Data snooping, or multiple testing, involves repeatedly testing and refining a strategy on the same dataset until a profitable combination is found. Each test increases the chance of identifying a seemingly profitable strategy by random chance, rather than true market edge. This can lead to false positives, where a strategy appears successful in backtesting but lacks real predictive power.
Backtests often rely on unrealistic assumptions that do not hold true in live trading. Common simplifying assumptions include instant execution at ideal prices, no slippage, and zero transaction costs. These theoretical conditions inflate hypothetical profits and fail to account for real-world friction and expenses inherent in actual trading.
Lack of robustness testing further undermines backtest reliability. A strategy should be tested across different market conditions, timeframes, or asset classes to ensure its underlying logic is sound. Without rigorous testing, a strategy might only be profitable under the specific conditions of its development period, making its success a fluke rather than a transferable advantage.

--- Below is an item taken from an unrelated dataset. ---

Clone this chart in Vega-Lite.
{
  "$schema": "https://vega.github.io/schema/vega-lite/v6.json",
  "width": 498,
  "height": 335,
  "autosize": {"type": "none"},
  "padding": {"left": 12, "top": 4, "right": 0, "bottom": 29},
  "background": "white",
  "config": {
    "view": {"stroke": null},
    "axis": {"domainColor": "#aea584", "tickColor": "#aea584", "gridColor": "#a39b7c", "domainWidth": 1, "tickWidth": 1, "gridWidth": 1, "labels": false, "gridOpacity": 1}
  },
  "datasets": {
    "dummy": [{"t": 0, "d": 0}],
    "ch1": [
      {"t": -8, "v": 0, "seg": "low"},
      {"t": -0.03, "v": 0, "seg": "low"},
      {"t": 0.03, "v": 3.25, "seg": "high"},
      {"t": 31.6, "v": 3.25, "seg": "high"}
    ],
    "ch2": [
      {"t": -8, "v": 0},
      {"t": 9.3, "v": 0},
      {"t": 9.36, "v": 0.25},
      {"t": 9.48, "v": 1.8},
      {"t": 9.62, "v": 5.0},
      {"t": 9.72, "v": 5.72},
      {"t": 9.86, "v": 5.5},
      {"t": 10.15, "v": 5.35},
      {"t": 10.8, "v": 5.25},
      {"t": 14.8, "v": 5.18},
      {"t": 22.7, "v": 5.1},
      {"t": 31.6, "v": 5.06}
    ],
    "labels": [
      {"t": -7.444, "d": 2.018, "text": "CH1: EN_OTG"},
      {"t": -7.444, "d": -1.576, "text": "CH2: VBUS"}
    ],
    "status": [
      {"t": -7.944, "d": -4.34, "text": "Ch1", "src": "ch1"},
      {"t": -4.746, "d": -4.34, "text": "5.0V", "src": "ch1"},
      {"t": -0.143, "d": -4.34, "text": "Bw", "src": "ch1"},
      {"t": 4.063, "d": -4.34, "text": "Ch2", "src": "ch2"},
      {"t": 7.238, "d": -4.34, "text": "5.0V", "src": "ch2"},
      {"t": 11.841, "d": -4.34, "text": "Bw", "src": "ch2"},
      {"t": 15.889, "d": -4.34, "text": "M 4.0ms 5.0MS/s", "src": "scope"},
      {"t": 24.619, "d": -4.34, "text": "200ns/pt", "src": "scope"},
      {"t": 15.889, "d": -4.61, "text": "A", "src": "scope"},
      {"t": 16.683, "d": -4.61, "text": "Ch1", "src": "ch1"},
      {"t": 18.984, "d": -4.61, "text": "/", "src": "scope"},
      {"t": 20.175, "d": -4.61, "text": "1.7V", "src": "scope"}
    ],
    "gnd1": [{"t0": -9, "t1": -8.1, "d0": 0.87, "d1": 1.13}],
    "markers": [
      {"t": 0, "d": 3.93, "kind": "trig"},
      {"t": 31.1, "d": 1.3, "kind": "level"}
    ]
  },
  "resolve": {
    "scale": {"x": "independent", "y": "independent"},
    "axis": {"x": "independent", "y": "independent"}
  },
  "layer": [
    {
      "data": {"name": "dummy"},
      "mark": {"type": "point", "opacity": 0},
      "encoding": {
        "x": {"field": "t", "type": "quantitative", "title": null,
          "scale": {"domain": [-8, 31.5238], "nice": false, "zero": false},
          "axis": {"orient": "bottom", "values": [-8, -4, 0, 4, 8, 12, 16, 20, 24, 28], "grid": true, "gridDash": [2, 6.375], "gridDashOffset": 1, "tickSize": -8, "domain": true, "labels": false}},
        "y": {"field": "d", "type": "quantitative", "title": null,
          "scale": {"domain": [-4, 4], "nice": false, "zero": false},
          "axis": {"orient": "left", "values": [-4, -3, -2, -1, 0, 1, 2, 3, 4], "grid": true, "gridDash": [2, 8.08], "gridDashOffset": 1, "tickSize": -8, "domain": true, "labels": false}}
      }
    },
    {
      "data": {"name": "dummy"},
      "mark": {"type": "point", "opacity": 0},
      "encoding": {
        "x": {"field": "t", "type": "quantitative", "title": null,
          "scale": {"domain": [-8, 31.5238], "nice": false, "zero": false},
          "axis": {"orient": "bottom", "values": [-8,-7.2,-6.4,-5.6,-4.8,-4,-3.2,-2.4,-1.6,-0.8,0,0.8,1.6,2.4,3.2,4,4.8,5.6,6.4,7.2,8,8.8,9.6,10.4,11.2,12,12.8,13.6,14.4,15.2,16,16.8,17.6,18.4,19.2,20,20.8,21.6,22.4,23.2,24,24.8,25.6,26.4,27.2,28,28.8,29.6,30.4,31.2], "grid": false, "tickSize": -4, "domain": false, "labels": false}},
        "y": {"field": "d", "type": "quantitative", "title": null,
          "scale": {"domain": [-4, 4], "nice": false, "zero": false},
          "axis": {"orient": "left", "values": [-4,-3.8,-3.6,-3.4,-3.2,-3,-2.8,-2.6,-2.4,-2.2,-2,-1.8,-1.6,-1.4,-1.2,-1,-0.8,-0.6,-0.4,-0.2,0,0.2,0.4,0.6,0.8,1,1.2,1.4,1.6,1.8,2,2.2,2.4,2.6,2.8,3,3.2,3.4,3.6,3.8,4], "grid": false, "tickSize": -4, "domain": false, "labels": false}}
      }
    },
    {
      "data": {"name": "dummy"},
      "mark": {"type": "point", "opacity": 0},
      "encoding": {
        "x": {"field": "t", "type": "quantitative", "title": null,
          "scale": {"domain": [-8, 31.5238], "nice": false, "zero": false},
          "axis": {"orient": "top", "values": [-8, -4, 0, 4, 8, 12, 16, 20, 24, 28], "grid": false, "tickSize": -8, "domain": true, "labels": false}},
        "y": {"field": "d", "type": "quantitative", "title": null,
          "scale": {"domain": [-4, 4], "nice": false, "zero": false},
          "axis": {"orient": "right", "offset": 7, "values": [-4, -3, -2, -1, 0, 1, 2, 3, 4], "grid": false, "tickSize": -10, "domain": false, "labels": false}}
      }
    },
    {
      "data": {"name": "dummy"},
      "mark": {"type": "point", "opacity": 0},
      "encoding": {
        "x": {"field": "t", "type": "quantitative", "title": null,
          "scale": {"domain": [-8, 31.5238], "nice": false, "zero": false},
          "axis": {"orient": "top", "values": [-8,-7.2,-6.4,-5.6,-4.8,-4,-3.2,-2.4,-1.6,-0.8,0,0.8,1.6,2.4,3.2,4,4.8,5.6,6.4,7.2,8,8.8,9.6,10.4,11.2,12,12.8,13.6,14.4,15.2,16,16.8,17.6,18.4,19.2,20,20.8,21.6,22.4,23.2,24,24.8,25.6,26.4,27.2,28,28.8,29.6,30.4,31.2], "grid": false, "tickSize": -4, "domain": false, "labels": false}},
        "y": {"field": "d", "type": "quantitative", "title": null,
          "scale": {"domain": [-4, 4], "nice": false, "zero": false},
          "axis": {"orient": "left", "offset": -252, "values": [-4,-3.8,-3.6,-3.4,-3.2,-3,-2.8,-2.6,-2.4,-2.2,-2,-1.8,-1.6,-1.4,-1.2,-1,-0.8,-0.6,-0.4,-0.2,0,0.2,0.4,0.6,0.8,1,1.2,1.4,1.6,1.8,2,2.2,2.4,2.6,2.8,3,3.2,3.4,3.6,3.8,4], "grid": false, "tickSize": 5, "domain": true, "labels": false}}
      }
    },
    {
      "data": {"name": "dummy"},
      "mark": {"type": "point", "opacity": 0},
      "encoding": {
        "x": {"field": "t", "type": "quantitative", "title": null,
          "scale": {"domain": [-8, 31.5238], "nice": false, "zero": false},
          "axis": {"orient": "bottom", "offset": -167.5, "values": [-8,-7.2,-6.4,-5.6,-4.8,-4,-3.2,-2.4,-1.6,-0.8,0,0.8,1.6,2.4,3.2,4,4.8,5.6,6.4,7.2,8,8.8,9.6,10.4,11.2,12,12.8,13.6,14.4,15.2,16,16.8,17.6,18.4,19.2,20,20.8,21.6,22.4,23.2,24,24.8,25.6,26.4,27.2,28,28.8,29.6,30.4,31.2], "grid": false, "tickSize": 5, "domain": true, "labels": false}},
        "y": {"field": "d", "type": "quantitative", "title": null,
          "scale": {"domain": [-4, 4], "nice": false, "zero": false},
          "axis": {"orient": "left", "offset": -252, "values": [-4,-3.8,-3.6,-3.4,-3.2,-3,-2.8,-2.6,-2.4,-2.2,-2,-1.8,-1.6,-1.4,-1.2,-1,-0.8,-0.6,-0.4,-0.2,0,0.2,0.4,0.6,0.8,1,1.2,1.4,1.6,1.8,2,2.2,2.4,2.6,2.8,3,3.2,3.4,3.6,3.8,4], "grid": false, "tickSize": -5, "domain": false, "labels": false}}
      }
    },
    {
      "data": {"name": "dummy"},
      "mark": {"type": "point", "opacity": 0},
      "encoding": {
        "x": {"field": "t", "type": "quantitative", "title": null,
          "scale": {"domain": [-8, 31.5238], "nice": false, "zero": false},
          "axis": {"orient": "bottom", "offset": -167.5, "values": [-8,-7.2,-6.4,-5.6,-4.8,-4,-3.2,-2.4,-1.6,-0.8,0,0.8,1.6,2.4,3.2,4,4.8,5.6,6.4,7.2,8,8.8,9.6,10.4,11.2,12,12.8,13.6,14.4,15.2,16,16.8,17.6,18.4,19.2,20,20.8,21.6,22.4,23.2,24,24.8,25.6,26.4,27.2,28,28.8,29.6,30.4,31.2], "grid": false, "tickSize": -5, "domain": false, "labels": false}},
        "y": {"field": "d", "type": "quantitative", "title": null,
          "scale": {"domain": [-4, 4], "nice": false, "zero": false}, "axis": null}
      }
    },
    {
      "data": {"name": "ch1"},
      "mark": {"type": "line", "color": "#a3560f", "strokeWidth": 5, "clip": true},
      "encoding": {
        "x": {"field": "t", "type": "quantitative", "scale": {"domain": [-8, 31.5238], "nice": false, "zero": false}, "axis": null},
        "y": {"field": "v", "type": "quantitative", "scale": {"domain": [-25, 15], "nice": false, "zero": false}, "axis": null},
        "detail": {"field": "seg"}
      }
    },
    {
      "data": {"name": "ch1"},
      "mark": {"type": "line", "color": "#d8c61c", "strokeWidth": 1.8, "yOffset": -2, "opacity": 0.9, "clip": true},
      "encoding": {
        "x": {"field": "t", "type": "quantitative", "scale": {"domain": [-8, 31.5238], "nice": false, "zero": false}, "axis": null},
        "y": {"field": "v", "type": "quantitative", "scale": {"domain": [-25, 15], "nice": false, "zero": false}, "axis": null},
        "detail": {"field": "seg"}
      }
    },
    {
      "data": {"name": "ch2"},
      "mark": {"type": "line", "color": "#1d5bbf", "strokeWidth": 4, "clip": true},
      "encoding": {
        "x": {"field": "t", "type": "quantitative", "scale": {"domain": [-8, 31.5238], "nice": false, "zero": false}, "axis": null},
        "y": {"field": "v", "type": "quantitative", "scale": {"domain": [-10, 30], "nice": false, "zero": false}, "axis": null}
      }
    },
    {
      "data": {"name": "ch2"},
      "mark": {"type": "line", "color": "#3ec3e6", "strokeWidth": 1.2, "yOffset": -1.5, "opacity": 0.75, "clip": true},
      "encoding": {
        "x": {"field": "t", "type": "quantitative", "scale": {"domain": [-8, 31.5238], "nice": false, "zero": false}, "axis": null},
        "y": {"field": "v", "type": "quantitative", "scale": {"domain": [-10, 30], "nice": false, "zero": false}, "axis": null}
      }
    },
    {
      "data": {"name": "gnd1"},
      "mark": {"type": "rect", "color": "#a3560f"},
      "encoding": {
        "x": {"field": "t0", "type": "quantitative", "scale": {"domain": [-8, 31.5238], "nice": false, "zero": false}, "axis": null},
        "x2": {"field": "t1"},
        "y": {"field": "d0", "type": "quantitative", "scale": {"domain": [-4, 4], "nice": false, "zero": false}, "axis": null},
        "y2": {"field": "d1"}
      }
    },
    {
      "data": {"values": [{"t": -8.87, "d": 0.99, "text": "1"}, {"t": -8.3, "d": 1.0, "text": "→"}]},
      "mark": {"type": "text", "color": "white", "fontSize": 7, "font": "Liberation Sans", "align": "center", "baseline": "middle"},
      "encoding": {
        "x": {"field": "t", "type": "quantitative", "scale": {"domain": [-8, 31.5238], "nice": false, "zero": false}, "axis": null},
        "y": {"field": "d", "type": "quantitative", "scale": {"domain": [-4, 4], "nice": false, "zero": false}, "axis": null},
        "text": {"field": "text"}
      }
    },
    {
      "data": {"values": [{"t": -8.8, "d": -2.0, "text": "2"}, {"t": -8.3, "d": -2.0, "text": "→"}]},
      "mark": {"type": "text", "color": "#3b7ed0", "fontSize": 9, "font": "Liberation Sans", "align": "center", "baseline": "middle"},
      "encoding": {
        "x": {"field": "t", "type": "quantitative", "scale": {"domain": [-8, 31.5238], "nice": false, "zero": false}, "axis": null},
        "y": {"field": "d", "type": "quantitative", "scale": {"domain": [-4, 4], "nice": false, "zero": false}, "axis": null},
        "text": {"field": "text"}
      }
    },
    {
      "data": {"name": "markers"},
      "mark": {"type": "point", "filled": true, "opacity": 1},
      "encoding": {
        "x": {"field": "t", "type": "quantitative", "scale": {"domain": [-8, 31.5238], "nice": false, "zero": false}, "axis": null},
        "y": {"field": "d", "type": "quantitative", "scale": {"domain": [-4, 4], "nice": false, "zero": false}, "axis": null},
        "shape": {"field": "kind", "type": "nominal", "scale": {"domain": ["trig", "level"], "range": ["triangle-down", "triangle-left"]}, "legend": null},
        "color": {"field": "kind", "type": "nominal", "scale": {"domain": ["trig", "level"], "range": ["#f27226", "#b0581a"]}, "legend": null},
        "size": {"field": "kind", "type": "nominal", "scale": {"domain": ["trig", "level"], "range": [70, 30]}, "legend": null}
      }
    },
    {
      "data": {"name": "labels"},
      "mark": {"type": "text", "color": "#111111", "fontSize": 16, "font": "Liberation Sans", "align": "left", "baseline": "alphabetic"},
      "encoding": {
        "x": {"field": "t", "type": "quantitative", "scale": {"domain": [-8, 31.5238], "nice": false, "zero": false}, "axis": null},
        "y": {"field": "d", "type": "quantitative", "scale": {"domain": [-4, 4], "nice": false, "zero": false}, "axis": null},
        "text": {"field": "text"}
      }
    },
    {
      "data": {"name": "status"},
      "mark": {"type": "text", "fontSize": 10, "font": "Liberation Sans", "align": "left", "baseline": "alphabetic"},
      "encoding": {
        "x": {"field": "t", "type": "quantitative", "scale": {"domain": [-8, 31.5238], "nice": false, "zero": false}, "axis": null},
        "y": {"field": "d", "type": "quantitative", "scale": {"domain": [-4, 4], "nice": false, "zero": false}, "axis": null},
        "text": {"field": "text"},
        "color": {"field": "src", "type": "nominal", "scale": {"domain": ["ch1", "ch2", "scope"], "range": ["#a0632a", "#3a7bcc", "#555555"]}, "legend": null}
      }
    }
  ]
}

Even with clean data and robust strategy development, real-world market conditions introduce factors backtests often fail to capture adequately. These external elements create a significant gap between simulated and actual trading performance. The complexities of live execution and evolving market dynamics can quickly erode theoretical profits.

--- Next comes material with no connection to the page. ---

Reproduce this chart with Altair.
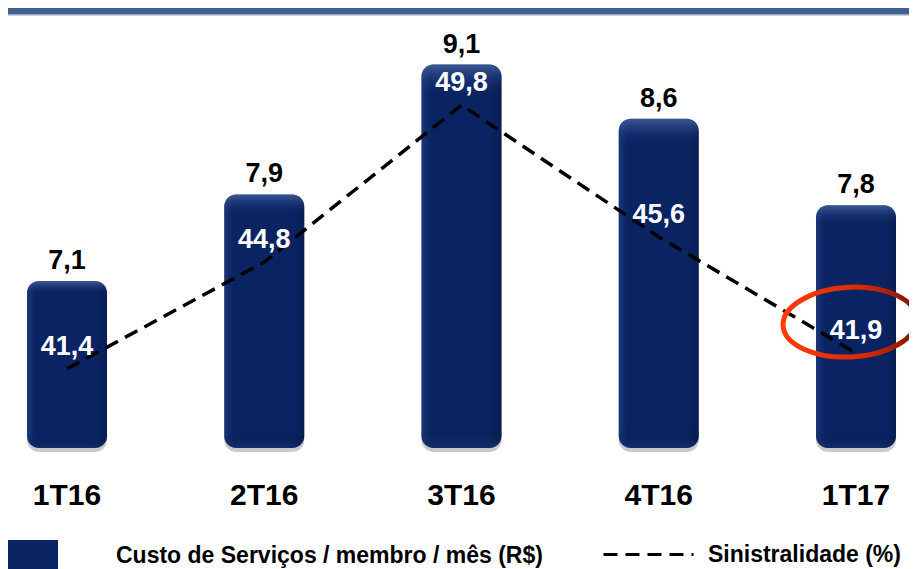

Transaction costs represent a substantial drag on real-world trading profits that backtests frequently underestimate or omit. These costs include broker commissions, exchange fees, and applicable taxes like capital gains taxes. For active or high-frequency strategies, these cumulative expenses can significantly erode net returns, turning a theoretically profitable strategy into a losing one.
Slippage refers to the difference between a trade’s expected price and its actual executed price. This often occurs in volatile markets or during low liquidity, where prices can move rapidly between order placement and fill. While positive slippage (a better price) can occur, negative slippage (a worse price) is more common and can significantly reduce profitability, especially for large orders.
Liquidity constraints can severely impact a strategy’s live trading performance. Backtests often assume unlimited liquidity, implying any size order can be filled instantly at the desired price without affecting the market. In reality, executing large trades can move the market against the trader, leading to unfavorable fills and making the strategy unfeasible or less profitable than simulated.
Market regime shifts describe fundamental changes in market structure or macroeconomic environments. Conditions like volatility levels, interest rates, or economic cycles can change dramatically after a backtest, rendering a previously effective strategy obsolete. Historical market behavior is not always indicative of future behavior, and a strategy optimized for one regime may fail entirely in another.
Technological and execution issues also contribute to the divergence between backtested and live performance. Real-world trading involves practical challenges like internet latency, broker platform outages, or specific order routing quirks absent in a theoretical backtest. These operational hurdles can lead to delayed executions or missed opportunities, impacting actual trading results.